SALT LAKE CITY—Researchers have issued a correction to their recent Annals of Internal Medicine systematic review that unfairly created waves of negative media for omega-3s (Ann Intern Med. 2014. doi:10.7326/M13-1788).
Similar to a recent study published in JAMA—also with negative industry implications—the Annals review did not identify individual coronary events but instead mixed primary and secondary prevention. Though the authors reported a 25-percent decreased risk in coronary outcomes correlated to circulating docosahexaenoic acid (DHA) and eicosapentaenoic acid (EPA), they determined, "Current evidence does not clearly support guidelines that encourage high consumption of polyunsaturated fatty acids and low consumption of total saturated fats."
However, the authors have since issued a correction to the article that alters their findings—though the authors have said it does not change their conclusions.

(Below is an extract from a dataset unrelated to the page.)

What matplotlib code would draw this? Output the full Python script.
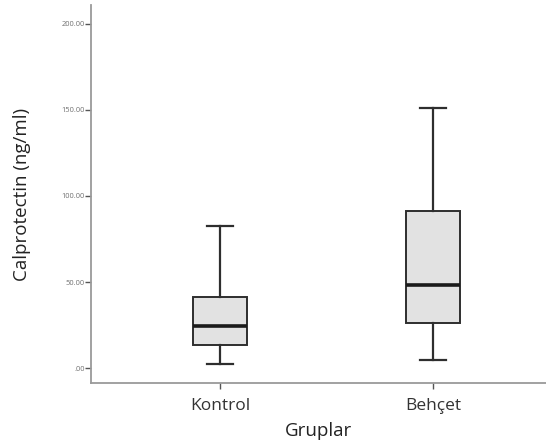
import matplotlib
matplotlib.use("Agg")
import matplotlib.pyplot as plt

plt.rcParams['font.family'] = ['Open Sans', 'DejaVu Sans']

groups = ["Kontrol", "Behçet"]
whisker_low = [2.5, 4.5]
q1 = [13.5, 26.0]
median = [24.5, 48.0]
q3 = [41.5, 91.0]
whisker_high = [82.5, 151.0]

y_ticks = [0, 50, 100, 150, 200]
y_tick_labels = [".00", "50.00", "100.00", "150.00", "200.00"]

fig = plt.figure(figsize=(5.46, 4.48), dpi=100)
ax = fig.add_axes([91 / 546, 1 - 383 / 448, 1 - 91 / 546, 378 / 448])

stats = []
for i, g in enumerate(groups):
    stats.append(dict(label=g, whislo=whisker_low[i], q1=q1[i], med=median[i],
                      q3=q3[i], whishi=whisker_high[i], fliers=[]))

edge = "#2e2e2e"
ax.bxp(stats, positions=[1, 2], widths=0.25, patch_artist=True,
       showfliers=False,
       boxprops=dict(facecolor="#e2e2e2", edgecolor=edge, linewidth=1.4),
       medianprops=dict(color="#1a1a1a", linewidth=2.6),
       whiskerprops=dict(color=edge, linewidth=1.6),
       capprops=dict(color=edge, linewidth=1.6),
       capwidths=0.125)

ax.set_xlim(0.394, 2.53)
ax.set_ylim(-8.7, 211)
ax.set_yticks(y_ticks)
ax.set_yticklabels(y_tick_labels, fontsize=5.4, color="#707070")
ax.set_xticks([1, 2])
ax.set_xticklabels(groups, fontsize=12.5, color="#333333")

for side in ("top", "right"):
    ax.spines[side].set_visible(False)
for side in ("left", "bottom"):
    ax.spines[side].set_color("#9a9a9a")
    ax.spines[side].set_linewidth(1.3)

ax.tick_params(axis="y", length=4, width=1, color="#555555", pad=0.5)
ax.tick_params(axis="x", length=4, width=1, color="#555555", pad=6.5)

ax.set_ylabel("Calprotectin (ng/ml)", fontsize=13.5, color="#222222", labelpad=22)
ax.set_xlabel("Gruplar", fontsize=13.5, color="#222222", labelpad=6)

fig.savefig("out.png", dpi=100)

According to Global Organization for EPA and DHA Omega-3 (GOED), the University of Cambridge and Harvard University authors initially reported the relative risk for coronary outcomes as statistically insignificant (.93), due to a data entry error. The corrected version logs the risk in prospective cohort studies of total long-chain omega-3s as a significant .87.
Though the original article received considerable media attention, the correction has not.
"The mistakes made in the publication were unfortunate and have public health implications, particularly since it's the message(s) from the original media blitz that consumers are going to remember," GOED said in a statement to INSIDER. "That omega-3 consumption is not beneficial borders on absurd given the wealth of information providing support otherwise. In the interest of damage control, GOED would like to see the article retracted and subsequently resubmitted in order to garner as much media attention as the original publication."